Persino per quanto concerne il lato puramente estetico i dubbi non mancano: l’apporto di tre diversi direttori della fotografia (Paul Atkins, Mark Deeble e Jorg Widmer) per riportare sul grande schermo la potente bellezza di luoghi affascinanti e reconditi, o di momenti rari, è fondamentale, (nonostante la plasticosità di immagini digitali che spesso appaiono poco realistiche) ma stride con il lavoro sugli effetti speciali eseguito da Dan Glass, che consiste nell’utilizzo di una CGI che sfiora il kitsch più di una volta.
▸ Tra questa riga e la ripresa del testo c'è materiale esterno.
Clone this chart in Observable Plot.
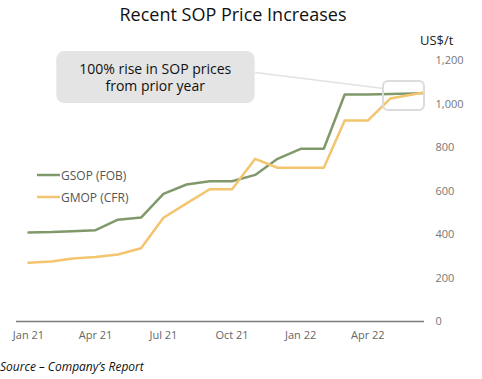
<!DOCTYPE html>
<html>
<head>
<meta charset="utf-8">
<script src="https://cdn.jsdelivr.net/npm/d3@7"></script>
<script src="https://cdn.jsdelivr.net/npm/@observablehq/plot@0.6"></script>
<style>
  html, body { margin: 0; padding: 0; background: #fff; }
  #wrap { position: relative; width: 482px; height: 379px; font-family: "Open Sans", sans-serif; overflow: hidden; }
  #wrap > svg { position: absolute; left: 0; top: 0; }
  .title { position: absolute; left: 0; width: 466px; top: 2px; text-align: center; font-size: 18px; color: #111; }
  .unit { position: absolute; left: 420px; top: 31px; font-size: 13px; color: #222; }
  .source { position: absolute; left: 0; top: 358px; font-size: 12px; font-style: italic; color: #111; }
  .legend { position: absolute; left: 37px; font-size: 12px; color: #555; display: flex; align-items: center; }
  .legend svg { margin-right: 1px; display: block; }
</style>
</head>
<body>
<div id="wrap">
  <div class="title">Recent SOP Price Increases</div>
  <div class="unit">US$/t</div>
  <div class="source">Source – Company’s Report</div>
</div>
<script>
// ---- data ----
const dates = ["2021-01-01","2021-02-01","2021-03-01","2021-04-01","2021-05-01","2021-06-01",
  "2021-07-01","2021-08-01","2021-09-01","2021-10-01","2021-11-01","2021-12-01",
  "2022-01-01","2022-02-01","2022-03-01","2022-04-01","2022-05-01","2022-06-15"];
const gsop = [409, 411, 415, 420, 468, 478, 587, 630, 645, 645, 674, 748, 794, 794, 1044, 1044, 1046, 1050];
const gmop = [270, 276, 290, 297, 308, 337, 477, 543, 608, 608, 748, 707, 707, 707, 924, 924, 1025, 1053];
const seriesNames = ["GSOP (FOB)", "GMOP (CFR)"];
const seriesColors = ["#80996a", "#f2c56e"];
const xTicks = ["2021-01-01","2021-04-01","2021-07-01","2021-10-01","2022-01-01","2022-04-01"];
const yTicks = [0, 200, 400, 600, 800, 1000, 1200];
const xDomain = ["2020-12-16", "2022-06-16"];
const calloutText = "100% rise in SOP prices\nfrom prior year";
const calloutBox = {x1: "2021-02-08", x2: "2021-11-01", y1: 1002, y2: 1241};
const calloutTextPos = {x: "2021-06-20", y: 1122};
const highlightBox = {x1: "2022-04-22", x2: "2022-06-16", y1: 970, y2: 1103};
const connector = {x1: "2021-11-01", y1: 1145, x2: "2022-04-22", y2: 1071};

// ---- build ----
const P = s => new Date(s + "T00:00:00Z");
const rows = [];
dates.forEach((d, i) => {
  rows.push({date: P(d), value: gsop[i], series: seriesNames[0]});
  rows.push({date: P(d), value: gmop[i], series: seriesNames[1]});
});
const fmt = d3.utcFormat("%b %y");

const chart = Plot.plot({
  width: 482,
  height: 379,
  marginLeft: 16,
  marginRight: 58,
  marginTop: 60,
  marginBottom: 58,
  style: {fontFamily: "Open Sans, sans-serif", background: "transparent", overflow: "visible"},
  x: {type: "utc", domain: xDomain.map(P)},
  y: {domain: [0, 1200]},
  color: {domain: seriesNames, range: seriesColors},
  marks: [
    Plot.axisX({ticks: xTicks.map(P), tickFormat: fmt, tickSize: 0, tickPadding: 10, fontSize: 11, fill: "#666", label: null}),
    Plot.axisY({anchor: "right", ticks: yTicks, tickFormat: d3.format(","), tickSize: 0, tickPadding: 11, fontSize: 11, fill: "#777", label: null}),
    Plot.ruleY([0], {stroke: "#7a7a7a", strokeWidth: 1.5}),
    Plot.link([connector], {x1: d => P(d.x1), y1: "y1", x2: d => P(d.x2), y2: "y2", stroke: "#e2e2e2", strokeWidth: 1.5}),
    Plot.rect([calloutBox], {x1: d => P(d.x1), x2: d => P(d.x2), y1: "y1", y2: "y2", fill: "#e4e4e4", rx: 8}),
    Plot.text([calloutTextPos], {x: d => P(d.x), y: "y", text: () => calloutText, fontSize: 14, fill: "#111", lineHeight: 1.2}),
    Plot.line(rows, {x: "date", y: "value", stroke: "series", z: "series", strokeWidth: 2.5}),
    Plot.rect([highlightBox], {x1: d => P(d.x1), x2: d => P(d.x2), y1: "y1", y2: "y2", fill: "none", stroke: "#dcdcdc", strokeWidth: 2, rx: 5})
  ]
});
const wrap = document.getElementById("wrap");
wrap.insertBefore(chart, wrap.firstChild);

// legend
const legendY = [166, 188];
seriesNames.forEach((name, i) => {
  const div = document.createElement("div");
  div.className = "legend";
  div.style.top = legendY[i] + "px";
  const sw = d3.create("svg").attr("width", 23).attr("height", 18);
  sw.append("line").attr("x1", 0).attr("x2", 23).attr("y1", 9).attr("y2", 9)
    .attr("stroke", seriesColors[i]).attr("stroke-width", 2.5);
  div.appendChild(sw.node());
  const span = document.createElement("span");
  span.textContent = name;
  div.appendChild(span);
  wrap.appendChild(div);
});
</script>
</body>
</html>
Insomma, l’ultima fatica di Malick si presenta come un furbo ibrido fra cinema e documentario senza riuscire a convincere pienamente in nessuno dei due campi: tanto il confronto con la maggior parte dei documentari fattibili e possibili oggigiorno - se non per quanto concerne il lato tecnico, quantomeno per quanto riguarda il trasporto emotivo, e non è poco – quanto il paragone con opere filmiche che si precludono lo stesso obiettivo verso cui guarda Malick (ci viene in mente anche solo il folgorante Spira Mirabilis di D’Anolfi e Parenti, anch’esso in concorso a Venezia e anch’esso focalizzato sul grande cerchio dei fenomeni macroscopici e microscopici che ricoprono il globo) risulta a sfavore del regista americano. In ogni modo, se non si presta troppa attenzione alle ambizioni stratosferiche e se ci si limita a seguire il suggerimento del titolo, Voyage of Time può risultare un piacevole viaggio. Il punto è che, purtroppo, quelle ambizioni esistono.